One of the participants was Wen-Hsiang Lee, M.D., Ph.D., assistant professor of clinical ophthalmology, who is also a member of the WIAM Advisory Board and Chair of WIAM’s Professional Development and Programming Committee.

“I have been here 10 years,” she said. “I am still an assistant professor, because after five years of clinical work, I received an NIH grant and did research for the next five years. That makes me a hybrid known as a ‘clinician-scientist,’ which does not put me on a conventionally focused track for promotion. This event helped me because I could get an impartial assessment from senior members of other departments. It was also helpful because now I know how I stand among my peers at the university level.”

Lee says she received a variety of helpful suggestions, and one mentor advised her to apply for a spot to attend the Early Career Women Faculty Professional Development Seminar sponsored by the Association of American Medical Colleges.

“It was a no-stress environment for receiving unbiased feedback, guidance and mentoring,” said Holly Neville, M.D., professor of surgery, who was one of the three senior faculty members who met with Lee. “The experience was also very valuable to me as a mentor, because it allows faculty across departments to network.”

“I thought this was a very useful event,” said another, Anna K. Junk, M.D., associate professor of clinical ophthalmology. “I wish I had this available earlier in my own career.”

“I enjoyed having the opportunity to interact with and mentor junior faculty,” said the third, Cynthia Levy, M.D., associate professor of medicine. “The level of interest with which the event was received was eye-opening.

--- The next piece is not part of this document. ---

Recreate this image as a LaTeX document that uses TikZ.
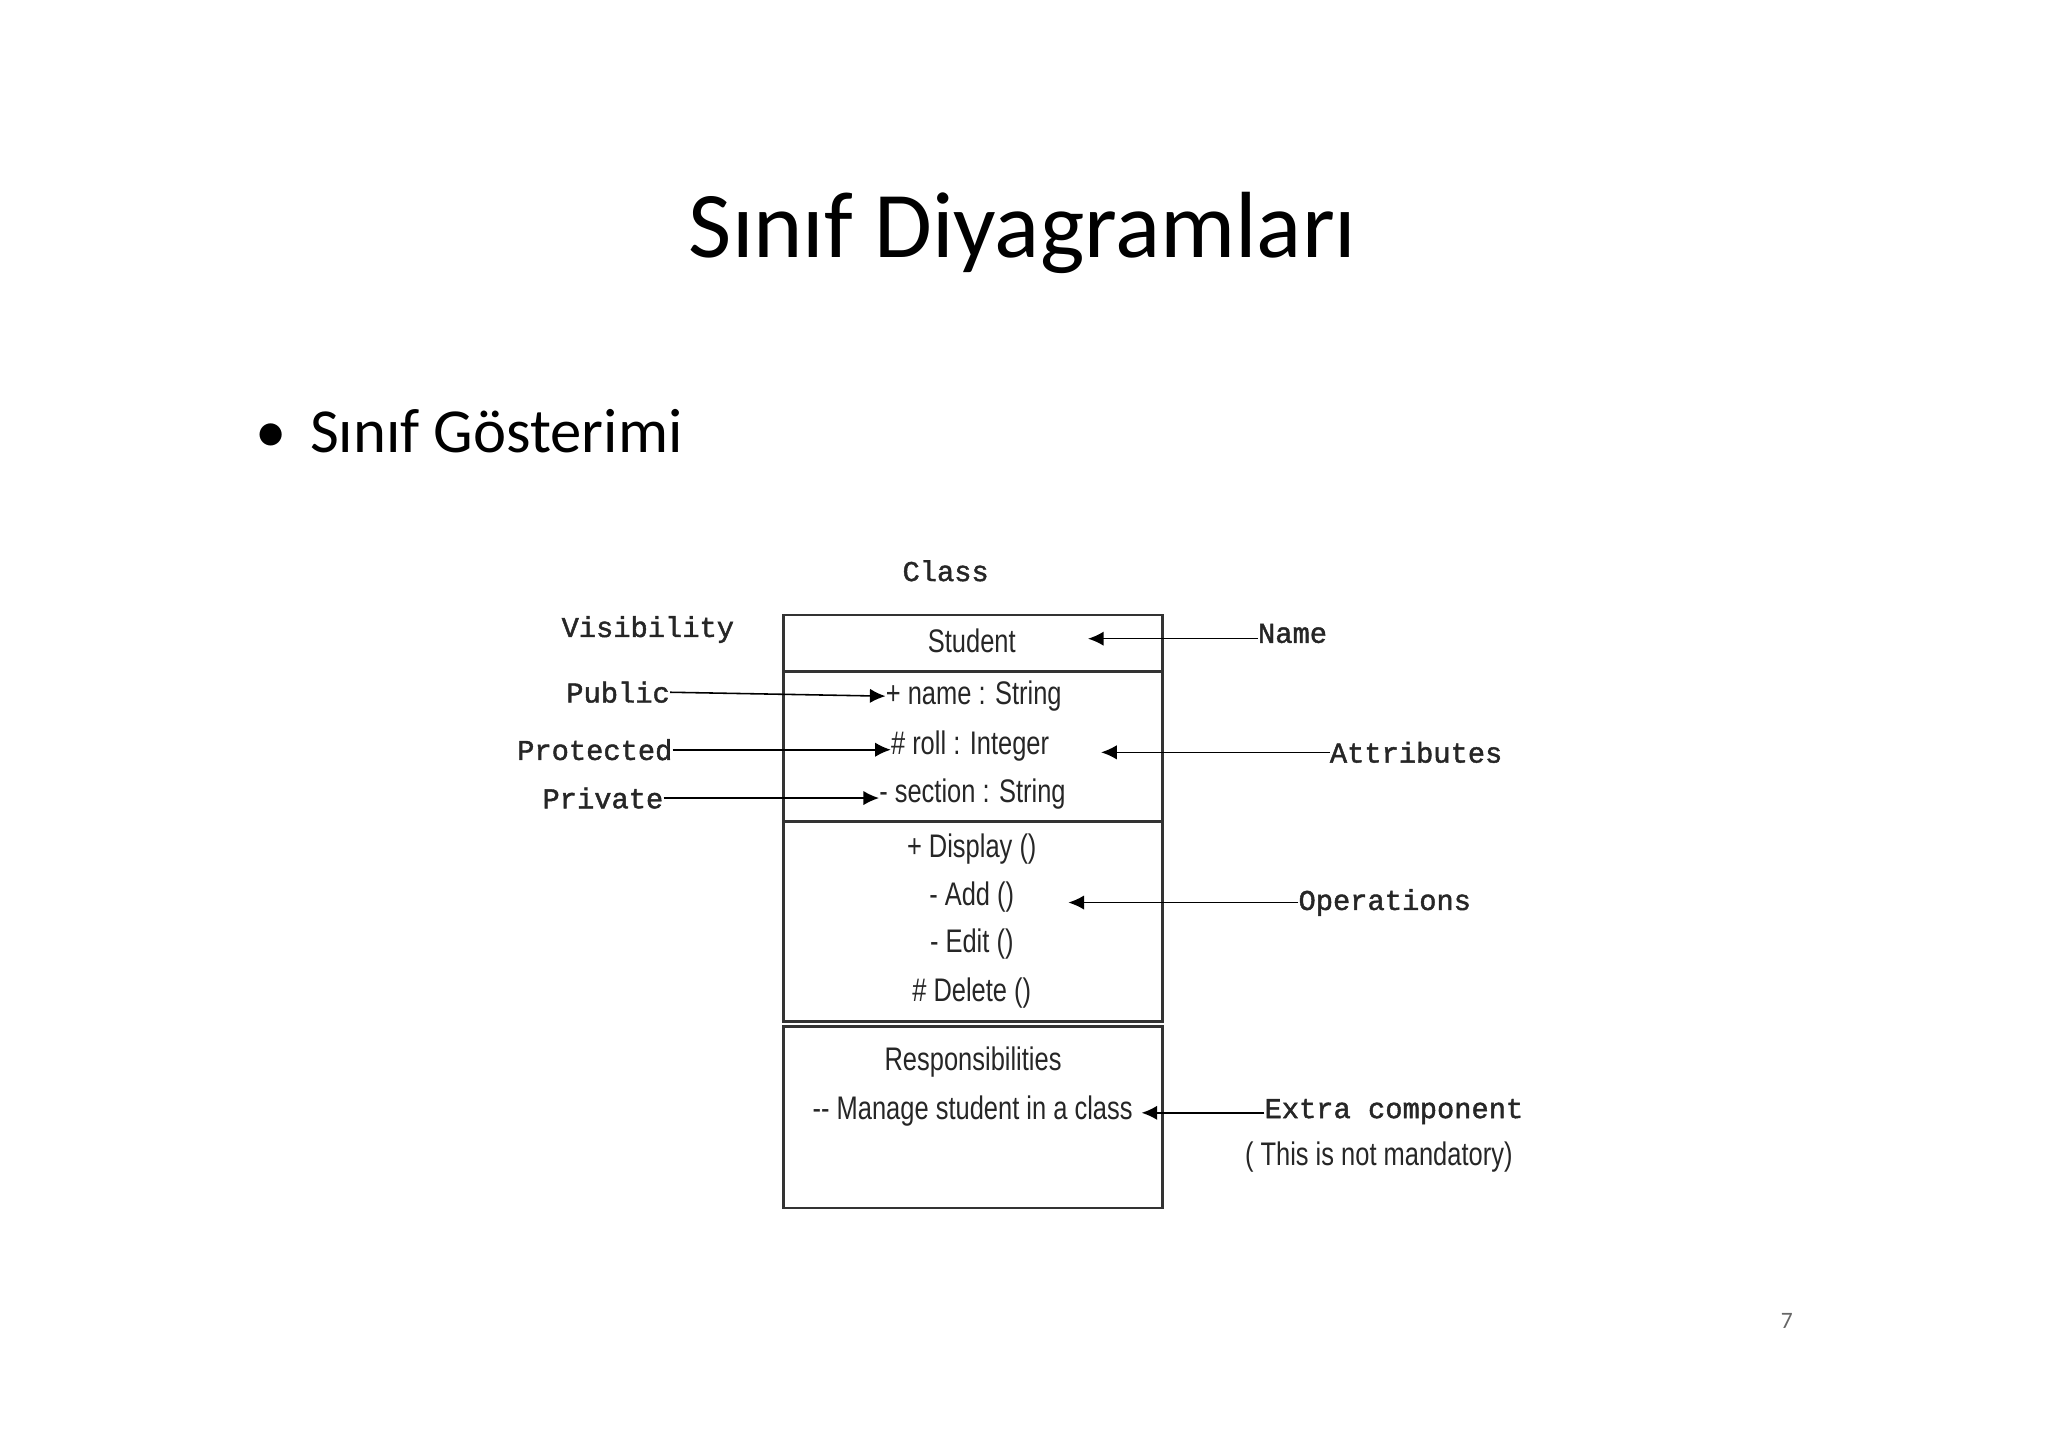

UM would definitely benefit from additional faculty development and mentoring programs.”

Levy wasn’t alone in her response to the event.

“The workshop was considered a huge success,” said Motola. “The junior faculty and mentors were extremely appreciative, and they suggested that these types of events be held more frequently.”

Promotions and Awards Event
Another activity, the WIAM Promotions and Awards Event, was held in December to recognize women faculty at the Miller School who had been promoted in 2015. The event was well attended by women faculty and Miller School leadership. In addition to honoring all the women faculty who had been promoted last year, the following awards were presented:

Excellence in Mentoring Award
• JoNell E. Potter, Ph.D., associate professor of obstetrics and gynecology, and Director of the Division of Research & Special Projects.
• Rose Van Zuillen, Ph.D., associate professor of medicine.

Excellence in Leadership Award
• Ingrid Vasiliu-Feltes, M.D., M.B.A., assistant professor of clinical psychiatry, and Chief Patient Safety and Quality Officer.

Trailblazer Award
• Ellen F. Barrett, Ph.D., professor of physiology and biophysics.

Career Achievement Award
• Anne E. Burdick, M.D., M.P.H., professor of dermatology, Leprosy Program Director, and Associate Dean for TeleHealth and Clinical Outreach.